The open container ban does however transfer a lot of wealth to the state from the victims of the police’s aggression. Enforcing open container means big money for the government, and as event co-organizer Chris Waid points out, it also protects restaurants and bars, giving them the exclusive ability to allow someone to enjoy alcohol on the sidewalk. That means the law is discriminatory in that if you can’t afford to pay for a drink at restaurant/bar prices, you can’t enjoy a drink outside in downtown Keene.
Here’s a video covering the over an hour that we were there (police lied to the Union Leader claiming we were only there for 30 mins):
Yesterday’s protest went well and no one was arrested despite the police threatening everyone playing beer pong with arrest. They cited a city ordinance that arguably does not even apply to Railroad Square, claiming playing games involving throwing a ball are prohibited in the area! Either they were bluffing or they didn’t actually read the ordinance, which specifically states that throwing games are banned from Central Square and “on the streets and sidewalks of the downtown area”. I supposed someone could argue that Railroad Square is a street or sidewalk, but there’s a strong argument it’s neither.
Plus, the ordinance is clearly intended to address games that could cause interference in the normal traffic of business in the downtown area: “For the safety and protection of participants, pedestrians, passersby, motorists, and property, no person shall, unless authorized by permit, play games involving running, jumping, throwing, catching, or similar physical activity, including but not limited to games of ball”. Even if it could be argued that Railroad Square is a street or sidewalk, it’s pretty clear that no one’s safety is in jeopardy from a ping-pong ball. The ordinance was obviously crafted to stop frisbee and football players’ projectiles from flying into traffic around Central Square, as it specifically prohibits such activities from that area.
Perhaps that’s why Keene police officers Colin Zamore and Andrew Lippincott never returned after threatening the group with arrest if they continued playing after fifteen minutes had gone by.

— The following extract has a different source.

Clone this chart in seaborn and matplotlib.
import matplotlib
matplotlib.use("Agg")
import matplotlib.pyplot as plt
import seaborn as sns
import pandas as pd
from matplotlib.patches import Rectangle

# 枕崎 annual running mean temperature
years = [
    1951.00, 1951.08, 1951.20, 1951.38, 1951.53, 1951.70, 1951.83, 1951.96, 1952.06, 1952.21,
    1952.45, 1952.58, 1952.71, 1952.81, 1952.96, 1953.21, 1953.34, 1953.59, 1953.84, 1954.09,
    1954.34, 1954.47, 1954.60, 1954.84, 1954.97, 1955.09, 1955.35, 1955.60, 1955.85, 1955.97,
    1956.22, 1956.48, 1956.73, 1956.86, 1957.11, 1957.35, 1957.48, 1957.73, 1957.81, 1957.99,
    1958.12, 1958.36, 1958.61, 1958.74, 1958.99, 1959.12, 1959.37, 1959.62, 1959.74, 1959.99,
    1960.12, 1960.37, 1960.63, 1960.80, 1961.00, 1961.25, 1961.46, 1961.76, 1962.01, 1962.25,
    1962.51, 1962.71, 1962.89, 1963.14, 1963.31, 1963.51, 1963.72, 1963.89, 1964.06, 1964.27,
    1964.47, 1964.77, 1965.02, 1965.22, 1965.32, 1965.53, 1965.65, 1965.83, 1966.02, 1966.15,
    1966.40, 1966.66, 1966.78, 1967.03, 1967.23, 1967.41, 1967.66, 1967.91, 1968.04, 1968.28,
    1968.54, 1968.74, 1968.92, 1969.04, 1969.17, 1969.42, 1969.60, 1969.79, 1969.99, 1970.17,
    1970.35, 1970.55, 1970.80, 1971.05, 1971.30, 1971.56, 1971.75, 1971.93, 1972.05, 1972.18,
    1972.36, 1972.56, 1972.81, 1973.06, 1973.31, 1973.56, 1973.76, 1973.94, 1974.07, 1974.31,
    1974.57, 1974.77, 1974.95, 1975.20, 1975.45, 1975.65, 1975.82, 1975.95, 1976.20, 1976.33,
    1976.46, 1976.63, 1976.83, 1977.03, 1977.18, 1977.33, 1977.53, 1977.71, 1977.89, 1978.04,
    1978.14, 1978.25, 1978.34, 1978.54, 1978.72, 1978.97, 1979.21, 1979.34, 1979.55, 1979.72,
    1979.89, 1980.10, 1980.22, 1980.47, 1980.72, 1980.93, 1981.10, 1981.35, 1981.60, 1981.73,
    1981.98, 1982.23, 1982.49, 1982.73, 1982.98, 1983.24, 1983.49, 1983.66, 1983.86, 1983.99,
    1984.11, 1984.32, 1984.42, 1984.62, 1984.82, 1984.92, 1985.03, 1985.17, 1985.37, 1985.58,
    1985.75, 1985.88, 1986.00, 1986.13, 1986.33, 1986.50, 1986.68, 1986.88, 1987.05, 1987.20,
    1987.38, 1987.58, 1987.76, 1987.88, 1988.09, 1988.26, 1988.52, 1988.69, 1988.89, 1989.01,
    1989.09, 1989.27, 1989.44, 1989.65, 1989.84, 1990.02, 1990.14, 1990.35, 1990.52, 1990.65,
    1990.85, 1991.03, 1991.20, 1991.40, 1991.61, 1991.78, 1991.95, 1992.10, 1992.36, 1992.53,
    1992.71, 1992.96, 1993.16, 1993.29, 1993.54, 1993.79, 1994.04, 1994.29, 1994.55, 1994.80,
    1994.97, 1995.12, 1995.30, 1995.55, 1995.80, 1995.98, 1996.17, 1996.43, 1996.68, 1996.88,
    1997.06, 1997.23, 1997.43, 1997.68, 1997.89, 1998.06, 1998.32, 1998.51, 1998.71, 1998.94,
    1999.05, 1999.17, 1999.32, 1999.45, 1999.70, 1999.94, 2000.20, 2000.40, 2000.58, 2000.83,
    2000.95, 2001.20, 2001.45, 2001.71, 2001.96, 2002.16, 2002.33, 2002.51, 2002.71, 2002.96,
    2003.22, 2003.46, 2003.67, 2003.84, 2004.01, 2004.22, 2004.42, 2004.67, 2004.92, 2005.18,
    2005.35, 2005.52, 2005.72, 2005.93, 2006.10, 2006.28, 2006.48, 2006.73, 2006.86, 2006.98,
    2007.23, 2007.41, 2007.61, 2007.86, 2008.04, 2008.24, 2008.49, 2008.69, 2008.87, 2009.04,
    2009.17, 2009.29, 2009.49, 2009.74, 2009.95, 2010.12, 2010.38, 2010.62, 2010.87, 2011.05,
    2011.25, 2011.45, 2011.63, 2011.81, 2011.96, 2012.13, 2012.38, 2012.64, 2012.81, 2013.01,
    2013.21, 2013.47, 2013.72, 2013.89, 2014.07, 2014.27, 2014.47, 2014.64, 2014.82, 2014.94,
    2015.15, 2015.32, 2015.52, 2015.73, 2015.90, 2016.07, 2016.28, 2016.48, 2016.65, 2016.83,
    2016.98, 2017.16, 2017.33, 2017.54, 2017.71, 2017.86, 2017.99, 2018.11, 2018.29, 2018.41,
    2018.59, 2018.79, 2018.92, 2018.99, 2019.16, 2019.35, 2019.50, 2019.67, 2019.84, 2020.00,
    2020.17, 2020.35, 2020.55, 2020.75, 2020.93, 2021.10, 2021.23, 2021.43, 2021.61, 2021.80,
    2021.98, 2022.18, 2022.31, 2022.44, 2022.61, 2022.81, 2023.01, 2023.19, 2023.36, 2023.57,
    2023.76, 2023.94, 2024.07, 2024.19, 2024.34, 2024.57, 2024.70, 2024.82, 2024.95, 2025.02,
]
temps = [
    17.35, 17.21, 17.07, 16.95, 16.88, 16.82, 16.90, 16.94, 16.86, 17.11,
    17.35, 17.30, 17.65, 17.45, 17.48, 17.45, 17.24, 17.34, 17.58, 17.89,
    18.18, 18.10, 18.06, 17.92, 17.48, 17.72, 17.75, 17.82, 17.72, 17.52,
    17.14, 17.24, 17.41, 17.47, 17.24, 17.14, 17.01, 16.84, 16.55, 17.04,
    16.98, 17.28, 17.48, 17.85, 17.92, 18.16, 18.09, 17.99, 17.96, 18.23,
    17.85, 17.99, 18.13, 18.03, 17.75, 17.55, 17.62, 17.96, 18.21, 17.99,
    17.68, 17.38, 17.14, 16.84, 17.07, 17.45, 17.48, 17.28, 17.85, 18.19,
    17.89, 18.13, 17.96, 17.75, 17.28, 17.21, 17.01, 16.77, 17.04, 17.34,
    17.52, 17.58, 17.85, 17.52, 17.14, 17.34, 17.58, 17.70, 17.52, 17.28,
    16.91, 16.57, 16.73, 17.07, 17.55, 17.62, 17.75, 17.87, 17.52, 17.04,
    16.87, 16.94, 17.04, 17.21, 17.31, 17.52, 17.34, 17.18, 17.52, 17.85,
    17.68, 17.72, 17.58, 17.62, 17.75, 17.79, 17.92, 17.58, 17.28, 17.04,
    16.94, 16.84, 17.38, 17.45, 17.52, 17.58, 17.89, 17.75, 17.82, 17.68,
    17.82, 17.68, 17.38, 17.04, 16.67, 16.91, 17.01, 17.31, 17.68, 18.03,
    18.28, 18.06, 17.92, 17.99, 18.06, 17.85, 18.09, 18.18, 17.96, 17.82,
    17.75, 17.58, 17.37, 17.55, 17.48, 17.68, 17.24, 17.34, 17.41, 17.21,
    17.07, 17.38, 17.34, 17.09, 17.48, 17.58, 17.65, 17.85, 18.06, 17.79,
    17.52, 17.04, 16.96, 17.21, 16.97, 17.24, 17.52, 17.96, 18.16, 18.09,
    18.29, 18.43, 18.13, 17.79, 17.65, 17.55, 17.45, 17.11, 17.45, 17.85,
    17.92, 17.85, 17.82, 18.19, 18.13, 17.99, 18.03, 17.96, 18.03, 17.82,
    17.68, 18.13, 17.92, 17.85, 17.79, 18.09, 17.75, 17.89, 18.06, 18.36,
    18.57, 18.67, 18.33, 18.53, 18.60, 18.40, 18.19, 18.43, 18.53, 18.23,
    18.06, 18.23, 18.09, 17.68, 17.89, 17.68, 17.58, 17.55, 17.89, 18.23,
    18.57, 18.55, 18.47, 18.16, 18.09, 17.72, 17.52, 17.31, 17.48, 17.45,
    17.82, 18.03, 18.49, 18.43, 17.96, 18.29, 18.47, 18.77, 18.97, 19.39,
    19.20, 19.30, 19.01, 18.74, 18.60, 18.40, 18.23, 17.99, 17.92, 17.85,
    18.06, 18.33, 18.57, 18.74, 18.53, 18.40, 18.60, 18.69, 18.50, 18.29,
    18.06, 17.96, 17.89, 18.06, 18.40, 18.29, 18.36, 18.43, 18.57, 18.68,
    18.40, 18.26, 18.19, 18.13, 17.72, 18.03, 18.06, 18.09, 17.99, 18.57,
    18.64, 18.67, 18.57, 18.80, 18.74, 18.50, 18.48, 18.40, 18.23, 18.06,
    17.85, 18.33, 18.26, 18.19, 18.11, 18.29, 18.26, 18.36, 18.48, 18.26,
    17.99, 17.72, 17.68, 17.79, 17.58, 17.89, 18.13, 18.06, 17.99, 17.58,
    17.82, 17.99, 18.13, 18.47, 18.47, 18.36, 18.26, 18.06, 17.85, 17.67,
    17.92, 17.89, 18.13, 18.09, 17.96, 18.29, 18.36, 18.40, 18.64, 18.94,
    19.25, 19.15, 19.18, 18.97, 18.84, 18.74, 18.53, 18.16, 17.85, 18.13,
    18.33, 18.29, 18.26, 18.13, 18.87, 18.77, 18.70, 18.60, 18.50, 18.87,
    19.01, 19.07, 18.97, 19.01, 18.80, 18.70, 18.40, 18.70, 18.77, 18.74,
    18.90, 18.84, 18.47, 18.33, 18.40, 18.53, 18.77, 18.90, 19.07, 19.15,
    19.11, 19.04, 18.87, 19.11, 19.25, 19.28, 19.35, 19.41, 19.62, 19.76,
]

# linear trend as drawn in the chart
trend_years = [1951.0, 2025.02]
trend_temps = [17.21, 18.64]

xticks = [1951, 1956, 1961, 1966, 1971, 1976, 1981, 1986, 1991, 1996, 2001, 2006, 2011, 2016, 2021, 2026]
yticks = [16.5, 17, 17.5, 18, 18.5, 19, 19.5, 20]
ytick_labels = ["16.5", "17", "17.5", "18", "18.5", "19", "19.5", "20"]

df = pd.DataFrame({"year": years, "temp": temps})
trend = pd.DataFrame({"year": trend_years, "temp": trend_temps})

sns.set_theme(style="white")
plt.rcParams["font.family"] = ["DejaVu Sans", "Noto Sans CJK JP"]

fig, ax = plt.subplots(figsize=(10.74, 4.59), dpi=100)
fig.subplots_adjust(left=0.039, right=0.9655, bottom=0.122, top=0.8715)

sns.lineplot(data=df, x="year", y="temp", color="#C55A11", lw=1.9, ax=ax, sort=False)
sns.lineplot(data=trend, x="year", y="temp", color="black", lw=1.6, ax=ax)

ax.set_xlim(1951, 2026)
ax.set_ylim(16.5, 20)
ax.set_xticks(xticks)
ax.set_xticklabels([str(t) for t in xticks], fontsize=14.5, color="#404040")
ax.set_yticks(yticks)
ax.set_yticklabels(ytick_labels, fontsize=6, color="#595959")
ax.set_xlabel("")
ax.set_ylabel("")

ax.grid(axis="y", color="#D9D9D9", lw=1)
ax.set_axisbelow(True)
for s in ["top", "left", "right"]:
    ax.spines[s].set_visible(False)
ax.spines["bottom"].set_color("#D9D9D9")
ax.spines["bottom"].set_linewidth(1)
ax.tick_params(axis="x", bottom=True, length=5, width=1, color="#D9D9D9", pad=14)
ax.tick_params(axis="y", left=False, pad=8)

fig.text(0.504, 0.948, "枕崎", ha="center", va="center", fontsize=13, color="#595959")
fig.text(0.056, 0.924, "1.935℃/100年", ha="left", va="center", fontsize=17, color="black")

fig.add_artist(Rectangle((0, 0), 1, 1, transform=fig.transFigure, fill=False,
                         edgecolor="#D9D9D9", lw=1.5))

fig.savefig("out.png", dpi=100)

The activists continued to play for about thirty more minutes and then declared victory and went home.
Police spokesman Thaddeus Derendal lied to the Union Leader reporter when he claimed that the protestors were told they needed a permit to set up the table. I was there the entire time and never heard that, nor did the event organizers. Further, as we proved with the many Free Keene Fests that have been held in Railroad Square in past years, no permits are necessary to set up a table in a public park or common. Free Keene Fests have featured multiple canopy tents, tables, food sales, open gambling, actual beer drinking, and even amplified music. If you ask for permission to exercise your right, you have converted your right into a privilege. Just flex your rights – don’t ask permission, and don’t apologize!
While police could not find any evidence of alcohol being used, they were also very cautious with their tactics. Had this been a group of college students, you can bet their approach would have been more aggressive. Here they merely observed the scene, looking for probable cause to search, like for clearly labeled beer bottles. They did not ask anyone to hand over their bottles for search as they are known to do with students in the college neighborhood.

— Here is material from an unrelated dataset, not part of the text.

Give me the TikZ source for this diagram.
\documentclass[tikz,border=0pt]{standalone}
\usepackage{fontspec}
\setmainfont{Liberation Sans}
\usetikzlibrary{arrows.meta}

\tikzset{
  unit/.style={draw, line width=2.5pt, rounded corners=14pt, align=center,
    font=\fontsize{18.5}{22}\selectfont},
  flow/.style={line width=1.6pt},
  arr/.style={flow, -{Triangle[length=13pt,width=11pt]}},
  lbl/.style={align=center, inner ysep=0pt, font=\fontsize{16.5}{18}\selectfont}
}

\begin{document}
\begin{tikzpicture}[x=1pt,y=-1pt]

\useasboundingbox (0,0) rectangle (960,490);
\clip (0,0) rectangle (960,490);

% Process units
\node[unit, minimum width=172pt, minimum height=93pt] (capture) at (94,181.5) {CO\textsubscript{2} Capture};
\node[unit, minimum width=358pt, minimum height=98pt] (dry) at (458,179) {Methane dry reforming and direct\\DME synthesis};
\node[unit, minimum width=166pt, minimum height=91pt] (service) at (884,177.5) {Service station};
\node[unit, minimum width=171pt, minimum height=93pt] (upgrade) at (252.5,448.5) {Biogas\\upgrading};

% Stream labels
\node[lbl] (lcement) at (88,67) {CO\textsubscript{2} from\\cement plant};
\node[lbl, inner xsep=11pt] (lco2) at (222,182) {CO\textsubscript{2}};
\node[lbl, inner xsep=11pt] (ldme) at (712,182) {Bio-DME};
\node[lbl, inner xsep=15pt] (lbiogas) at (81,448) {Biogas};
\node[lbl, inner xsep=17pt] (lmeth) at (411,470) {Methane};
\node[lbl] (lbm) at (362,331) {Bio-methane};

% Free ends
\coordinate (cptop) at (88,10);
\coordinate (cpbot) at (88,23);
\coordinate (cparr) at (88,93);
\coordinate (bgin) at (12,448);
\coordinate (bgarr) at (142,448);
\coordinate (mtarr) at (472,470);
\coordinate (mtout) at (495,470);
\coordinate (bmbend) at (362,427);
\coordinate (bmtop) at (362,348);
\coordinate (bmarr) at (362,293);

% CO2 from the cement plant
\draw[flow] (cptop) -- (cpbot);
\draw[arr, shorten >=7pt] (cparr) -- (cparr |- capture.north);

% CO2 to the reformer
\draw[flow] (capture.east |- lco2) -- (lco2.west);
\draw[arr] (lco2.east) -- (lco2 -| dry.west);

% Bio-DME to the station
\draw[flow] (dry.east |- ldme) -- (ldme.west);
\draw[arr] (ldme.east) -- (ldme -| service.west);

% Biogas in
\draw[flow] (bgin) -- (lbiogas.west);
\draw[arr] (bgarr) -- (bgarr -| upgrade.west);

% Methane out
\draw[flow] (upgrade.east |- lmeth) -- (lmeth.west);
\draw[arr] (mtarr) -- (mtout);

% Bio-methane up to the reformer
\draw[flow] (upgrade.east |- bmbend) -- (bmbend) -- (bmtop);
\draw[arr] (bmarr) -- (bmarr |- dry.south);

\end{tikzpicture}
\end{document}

Officer Zamore refused to share his opinions about alcohol prohibition, but later was more than happy to share his theory about why he did not believe the activists had alcohol. He explained that if we wanted to make good video that we should have had obvious labeled containers of alcohol. He was almost goading the organizers to make his job easier next time so he could make some arrests.

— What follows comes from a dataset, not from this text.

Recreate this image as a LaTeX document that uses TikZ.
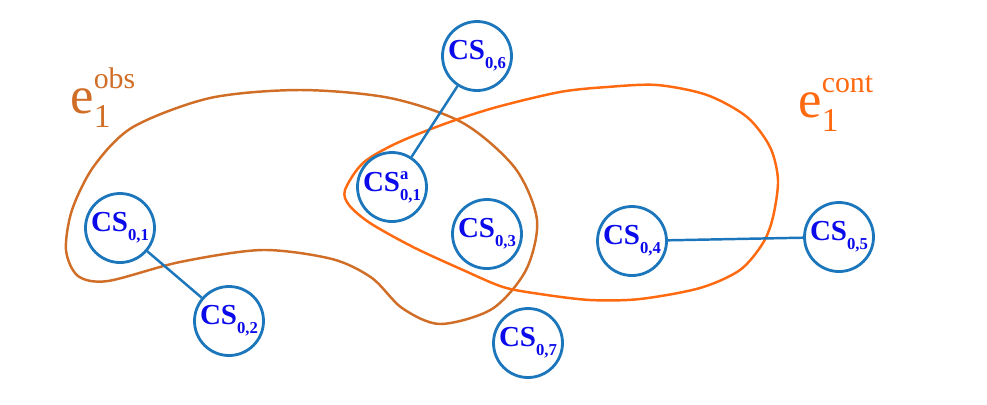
\documentclass[tikz,border=0pt]{standalone}
\usepackage{fontspec}
\setmainfont{Liberation Serif}
\usepackage{xcolor}
\definecolor{ringblue}{RGB}{28,118,188}
\definecolor{csblue}{RGB}{10,10,235}
\definecolor{obsorange}{RGB}{208,110,40}
\definecolor{contorange}{RGB}{255,105,15}
% CS text with optional superscript and subscript
\newcommand{\cslabel}[2][]{CS\rlap{\raisebox{7pt}{\fontsize{9.5}{9.5}\selectfont #1}}\raisebox{-5pt}{\fontsize{9.5}{9.5}\selectfont #2}}
% hyperedge label e_1^{...}
\newcommand{\hedge}[1]{e\rlap{\raisebox{-8.5pt}{\fontsize{19}{19}\selectfont 1}}\raisebox{14pt}{\fontsize{17}{17}\selectfont #1}}
\begin{document}
\begin{tikzpicture}[
        x={(0.2mm,0mm)},
        y={(0mm,-0.2mm)},
        cs/.style={
            circle,
            draw=ringblue,
            line width=1.6pt,
            minimum size=13.8mm,
            inner sep=0mm,
            fill=white,
            text=csblue,
            font=\bfseries\fontsize{16.5}{16.5}\selectfont
        },
        link/.style={draw=ringblue, line width=1.4pt},
        obs/.style={draw=obsorange, line width=1.4pt},
        cont/.style={draw=contorange, line width=1.4pt},
        hlabel/.style={anchor=base west, inner sep=0pt, font=\fontsize{30}{30}\selectfont}
    ]
    \useasboundingbox (0,0) rectangle (987,404);
    % hyperedges
    \draw[obs] plot[smooth cycle] coordinates {
        (66,250) (72,210) (94,166) (133,127) (210,98) (300,90) (390,98)
        (463,123) (515,168) (537,220) (526,270) (492,309) (440,324)
        (402,308) (372,278) (332,259) (262,250) (180,262) (108,281)
        (78,276)};
    \draw[cont] plot[smooth cycle] coordinates {
        (345,190) (363,163) (397,143) (447,123) (497,107) (560,92)
        (607,87) (657,85) (707,95) (747,117) (770,147) (778,180)
        (773,217) (763,243) (740,270) (700,288) (640,299) (590,300)
        (540,294) (503,287) (463,270) (413,247) (370,223) (349,205)};
    \node[hlabel, text=obsorange] (lobs) at (70,113) {\hedge{obs}};
    \node[hlabel, text=contorange] (lcont) at (798,117) {\hedge{cont}};
    % cluster states
    \node[cs] (cs01) at (120,228) {\cslabel{0,1}};
    \node[cs] (cs02) at (229,321) {\cslabel{0,2}};
    \node[cs] (cs06) at (477,56) {\cslabel{0,6}};
    \node[cs] (cs01a) at (392,187) {\cslabel[a]{0,1}};
    \node[cs] (cs03) at (487,234) {\cslabel{0,3}};
    \node[cs] (cs04) at (632,241) {\cslabel{0,4}};
    \node[cs] (cs05) at (839,237) {\cslabel{0,5}};
    \node[cs] (cs07) at (528,343) {\cslabel{0,7}};
    % links
    \draw[link] (cs01) -- (cs02);
    \draw[link] (cs01a) -- (cs06);
    \draw[link] (cs04) -- (cs05);
\end{tikzpicture}
\end{document}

Chris explained to me that they never had an intention to be arrested but were willing to be if it came down to it. The point of the event was to have fun and start a discussion about the absurdity of the open container ordinance. Those things were accomplished and we got the bonus of the police showing up and looking ridiculous threatening people for playing a silly game in a wide-open common. Enjoy the video! Hopefully we’ll see more fun direct action in Keene again soon.